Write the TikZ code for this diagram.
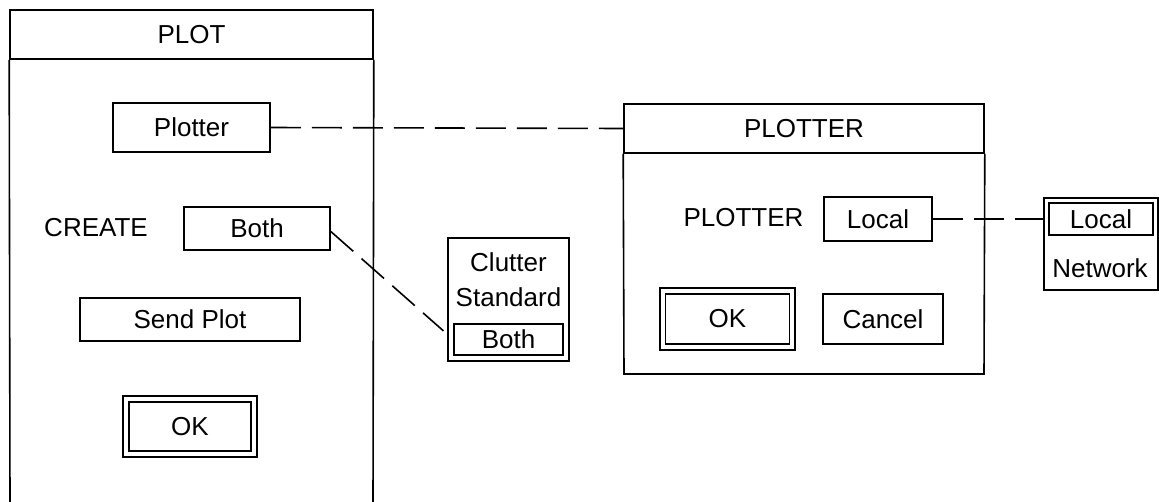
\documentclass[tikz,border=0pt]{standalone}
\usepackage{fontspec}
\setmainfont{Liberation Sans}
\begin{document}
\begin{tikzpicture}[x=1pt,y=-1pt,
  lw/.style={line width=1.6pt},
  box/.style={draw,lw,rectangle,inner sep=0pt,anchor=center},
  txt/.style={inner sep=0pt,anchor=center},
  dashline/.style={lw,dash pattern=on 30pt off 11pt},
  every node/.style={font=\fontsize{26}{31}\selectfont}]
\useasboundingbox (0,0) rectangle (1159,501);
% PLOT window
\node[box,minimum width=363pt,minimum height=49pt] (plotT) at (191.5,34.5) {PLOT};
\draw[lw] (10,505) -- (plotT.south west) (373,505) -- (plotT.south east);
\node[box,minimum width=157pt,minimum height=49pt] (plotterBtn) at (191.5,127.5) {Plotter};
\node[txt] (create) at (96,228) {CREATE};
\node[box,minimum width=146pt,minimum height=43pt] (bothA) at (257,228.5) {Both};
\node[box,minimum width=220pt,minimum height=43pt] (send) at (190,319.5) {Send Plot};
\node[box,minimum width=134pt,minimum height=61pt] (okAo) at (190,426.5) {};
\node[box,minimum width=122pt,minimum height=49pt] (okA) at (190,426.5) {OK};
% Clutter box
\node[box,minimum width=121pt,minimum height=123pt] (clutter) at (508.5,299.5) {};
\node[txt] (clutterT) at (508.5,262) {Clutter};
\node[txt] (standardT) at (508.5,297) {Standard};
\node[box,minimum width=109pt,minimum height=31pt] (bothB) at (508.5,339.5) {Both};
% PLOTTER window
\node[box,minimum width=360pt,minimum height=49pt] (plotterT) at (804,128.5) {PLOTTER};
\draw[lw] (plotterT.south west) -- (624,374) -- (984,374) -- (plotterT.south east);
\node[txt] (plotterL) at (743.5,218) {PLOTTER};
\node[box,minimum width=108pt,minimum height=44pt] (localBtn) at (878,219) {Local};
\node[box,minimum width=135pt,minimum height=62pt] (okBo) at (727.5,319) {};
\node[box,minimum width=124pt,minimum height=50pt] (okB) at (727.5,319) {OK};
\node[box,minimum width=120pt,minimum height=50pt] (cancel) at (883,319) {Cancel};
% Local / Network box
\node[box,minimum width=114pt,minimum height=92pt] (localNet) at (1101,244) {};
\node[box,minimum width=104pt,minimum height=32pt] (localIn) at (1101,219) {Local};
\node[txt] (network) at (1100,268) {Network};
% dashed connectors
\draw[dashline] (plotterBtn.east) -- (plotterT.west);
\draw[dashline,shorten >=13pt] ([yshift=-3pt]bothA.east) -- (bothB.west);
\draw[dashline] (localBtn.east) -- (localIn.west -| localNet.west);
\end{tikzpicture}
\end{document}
-=-=-=-=-
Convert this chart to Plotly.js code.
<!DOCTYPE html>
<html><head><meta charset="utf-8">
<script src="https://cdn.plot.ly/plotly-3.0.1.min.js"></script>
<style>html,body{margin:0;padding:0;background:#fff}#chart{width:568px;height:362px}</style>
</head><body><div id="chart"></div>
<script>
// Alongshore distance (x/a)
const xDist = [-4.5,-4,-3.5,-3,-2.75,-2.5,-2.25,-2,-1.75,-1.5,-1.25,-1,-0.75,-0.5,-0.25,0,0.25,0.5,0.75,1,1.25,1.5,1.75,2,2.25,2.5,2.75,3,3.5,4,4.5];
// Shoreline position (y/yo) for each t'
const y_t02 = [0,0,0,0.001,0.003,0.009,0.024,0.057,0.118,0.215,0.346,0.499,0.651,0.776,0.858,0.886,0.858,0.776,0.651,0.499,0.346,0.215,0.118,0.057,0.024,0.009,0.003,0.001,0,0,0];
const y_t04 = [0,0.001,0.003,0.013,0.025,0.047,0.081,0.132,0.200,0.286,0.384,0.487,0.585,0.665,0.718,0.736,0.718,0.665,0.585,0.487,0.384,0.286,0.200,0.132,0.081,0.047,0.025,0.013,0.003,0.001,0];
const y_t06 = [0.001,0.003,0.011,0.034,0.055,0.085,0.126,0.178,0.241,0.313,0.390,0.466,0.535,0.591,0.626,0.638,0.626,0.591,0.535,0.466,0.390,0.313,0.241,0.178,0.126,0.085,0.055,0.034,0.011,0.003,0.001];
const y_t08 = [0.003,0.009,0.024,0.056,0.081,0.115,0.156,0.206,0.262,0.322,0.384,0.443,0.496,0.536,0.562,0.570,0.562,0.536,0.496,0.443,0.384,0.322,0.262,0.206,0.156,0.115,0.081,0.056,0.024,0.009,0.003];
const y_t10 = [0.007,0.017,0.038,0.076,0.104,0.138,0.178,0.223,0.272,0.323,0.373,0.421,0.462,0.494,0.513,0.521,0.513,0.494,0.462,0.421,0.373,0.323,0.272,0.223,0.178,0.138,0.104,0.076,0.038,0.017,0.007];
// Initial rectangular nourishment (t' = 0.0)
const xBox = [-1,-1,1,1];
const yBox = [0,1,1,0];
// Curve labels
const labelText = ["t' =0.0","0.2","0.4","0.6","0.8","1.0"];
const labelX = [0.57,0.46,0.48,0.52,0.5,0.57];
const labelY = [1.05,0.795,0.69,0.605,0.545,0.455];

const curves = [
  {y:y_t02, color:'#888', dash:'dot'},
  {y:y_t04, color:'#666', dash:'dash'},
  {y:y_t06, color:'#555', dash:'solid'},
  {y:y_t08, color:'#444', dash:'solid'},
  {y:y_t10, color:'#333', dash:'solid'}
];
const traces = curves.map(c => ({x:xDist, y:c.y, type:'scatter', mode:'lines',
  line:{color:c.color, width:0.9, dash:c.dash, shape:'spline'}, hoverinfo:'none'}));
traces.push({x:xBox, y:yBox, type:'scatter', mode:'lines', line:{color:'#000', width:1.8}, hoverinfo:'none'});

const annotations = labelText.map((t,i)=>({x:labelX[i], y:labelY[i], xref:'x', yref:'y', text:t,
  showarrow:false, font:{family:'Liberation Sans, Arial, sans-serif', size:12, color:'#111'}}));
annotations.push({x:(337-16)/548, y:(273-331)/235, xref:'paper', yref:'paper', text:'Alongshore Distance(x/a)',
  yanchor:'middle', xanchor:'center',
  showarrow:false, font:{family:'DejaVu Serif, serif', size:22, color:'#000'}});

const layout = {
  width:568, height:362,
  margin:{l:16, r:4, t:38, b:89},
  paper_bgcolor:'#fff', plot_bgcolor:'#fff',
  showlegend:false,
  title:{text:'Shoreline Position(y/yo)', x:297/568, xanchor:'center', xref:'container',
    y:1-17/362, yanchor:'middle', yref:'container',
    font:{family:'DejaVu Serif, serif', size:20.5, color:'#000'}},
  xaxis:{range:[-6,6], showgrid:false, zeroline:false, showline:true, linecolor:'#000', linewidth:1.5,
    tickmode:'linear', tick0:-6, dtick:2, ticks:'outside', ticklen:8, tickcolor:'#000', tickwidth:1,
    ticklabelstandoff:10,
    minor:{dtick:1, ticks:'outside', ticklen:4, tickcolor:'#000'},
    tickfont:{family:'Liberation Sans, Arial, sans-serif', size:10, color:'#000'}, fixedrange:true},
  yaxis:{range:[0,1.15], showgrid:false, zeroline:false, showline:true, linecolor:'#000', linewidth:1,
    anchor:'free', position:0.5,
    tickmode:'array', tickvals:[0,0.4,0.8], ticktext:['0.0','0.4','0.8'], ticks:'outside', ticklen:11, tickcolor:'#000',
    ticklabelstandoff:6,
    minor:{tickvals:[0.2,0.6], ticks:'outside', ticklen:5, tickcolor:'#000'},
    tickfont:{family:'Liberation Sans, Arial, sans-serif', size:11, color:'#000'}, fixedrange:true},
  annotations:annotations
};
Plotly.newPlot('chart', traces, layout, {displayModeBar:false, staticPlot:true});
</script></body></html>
-=-=-=-=-
● **Short problem**:
Using the records above, copy every line that has the word "this" in it.

● **The output**:
Write the TikZ code for this diagram.
Convert this chart to Plotly.js code.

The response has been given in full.